About 15 months ago, on yet another late night on the road – New Orleans this time – Jay Hillock pushed through the glass door of another 7-Eleven manned by another clerk, lonesome, chatty.
The subject of work was broached, and Hillock told the 20-something counterman that he was a pro personnel scout for the Chicago Bulls, his job now for the past 15 years, preceded by shorter stints with the Knicks, Grizzlies, Bullets and Jazz. And before that?
“I was the head coach at Gonzaga,” he told the clerk, who brightened and offered his opinion on the Zags, how they’re really good and “go to the Final Four every other year.”
And Hillock shook his head and smiled – and not because of his new friend being shaky on the facts.
Now into a third decade, Gonzaga basketball is hardly regarded as a phenomenon anymore. Except to those who lived it before it was.
Two who do – Hillock, the Zags’ head coach from 1981-85, and his lead assistant, Bruce Wilson – will be in the stands Saturday for a rare up-close look when the Bulldogs open West Coast Conference play against Santa Clara. Hillock hasn’t been in McCarthey Athletic Center since the second year it was opened, and this will be Wilson’s first trip to campus in 28 years.
The sense is likely to be more newness than nostalgia because of all the changes.
“I have so much regard for what’s transpired – because I know how hard that job was when we were there,” Wilson said. “But as hard as it was, it was more fun than it was hard.”
Those were the mom-and-pop grocery years of Gonzaga basketball – or maybe the frontier trading post years. Where Zags assistant Tommy Lloyd now crisscrosses the globe recruiting, Hillock and Wilson sometimes slept in their cars. Not only were charter flights a pipe dream, the Zags worried that “the old school bus might not get us up the hill to the airport,” Wilson laughed.
Instead of 7-Eleven clerks reading off your roster to you, the coaches usually had to explain what and where Gonzaga was.
On the other hand, the point guard – kid named John Stockton – ended up in the Naismith Basketball Hall of Fame, one standard the contemporary Zags haven’t matched. Yet.
“He’s a first-ballot Hall of Famer,” he insisted. “I’m serious. I don’t think Coach K does what he’s done at Gonzaga. I don’t think Roy Williams does it.”

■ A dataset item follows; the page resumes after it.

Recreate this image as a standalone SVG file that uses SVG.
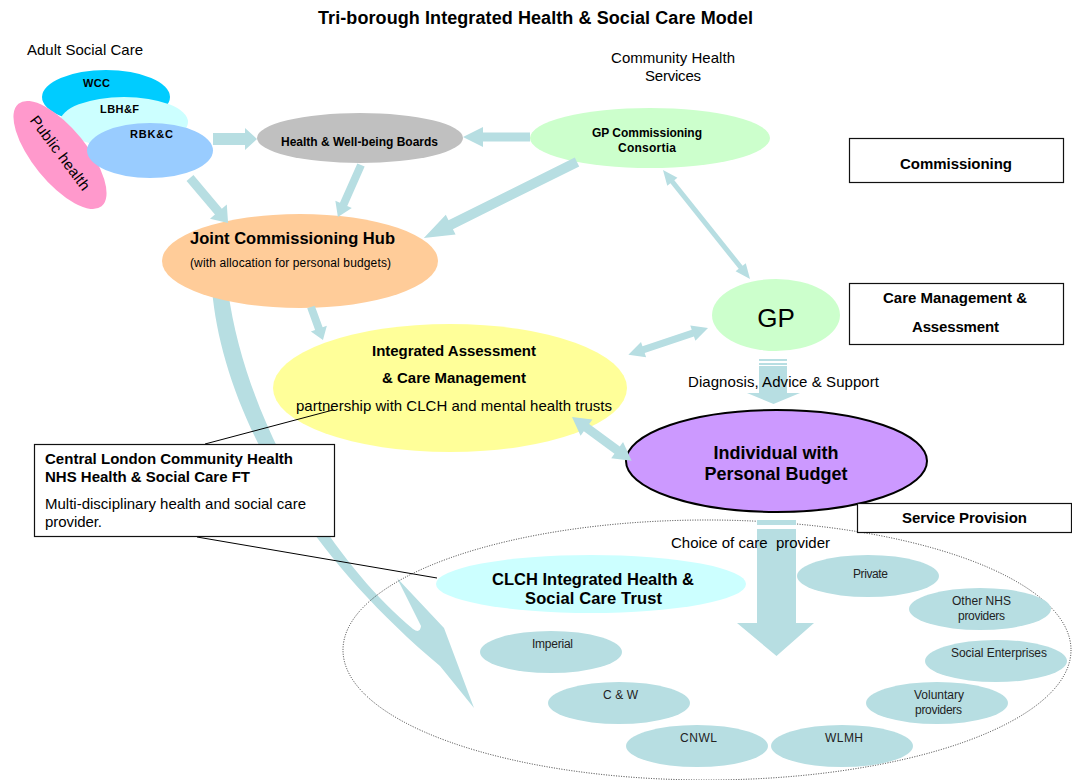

That’s not just rah-rah from an alum. He knows the degree of difficulty.
When Hillock burned out after four years and a 60-50 record at GU, he surfaced as an assistant at Loyola Marymount and was ringside for the shoot-’em-up circus featuring Hank Gathers and Bo Kimble, and presided over by Paul Westhead. That included the galvanizing 1990 events that saw Gathers collapse and die during a second-round game at the WCC Tournament and the Lions embark on a storybook NCAA run without him that ended in the Elite Eight against eventual national champion UNLV.
“I work for Gar Foreman – he was an assistant at New Mexico State who we beat in the first round,” Hillock recalled. “Gar was outside the trailer where Al McGuire was interviewing (NMSU head coach) Neil McCarthy and Neil says, ‘Well, they lost their best player,’ and – Gar says he’ll never forget this – McGuire tells Neil, ‘You have no chance tomorrow night. It’s going to be an avalanche.’ Neil thought he was crazy.”
But Gathers’ death and graduation gutted the roster and Westhead returned to the NBA. Hillock took the remains to years of 16-15 and 15-13, but that wasn’t going to be enough after the high times. He moved into NBA scouting – and his four successors at LMU had just two winning seasons in the next 16 years.
“We couldn’t sustain it,” he admitted, “but Loyola never knew what it wanted to be.”
Wilson took a different road from Gonzaga – back to his alma mater, little Simpson College of Iowa, where he was head coach for 25 years. Upon retirement, he put in five more as an assistant with the Iowa Energy in what is now called the G-League, the NBA’s development arm.
“One year, Johnny’s son David (Stockton) was in the league with Reno,” Wilson said. “We played them the first game and they got us into ball screen with him. We went under every time and he couldn’t hit a shot.
“We played them again in February and he got 42 on us.”
Those stories and some golden oldies will get told in this weekend of Zag appreciation – for both the old and the new.
“One thing I did much better than Few,” Hillock cracked. “I gave my guys very long spring vacations.”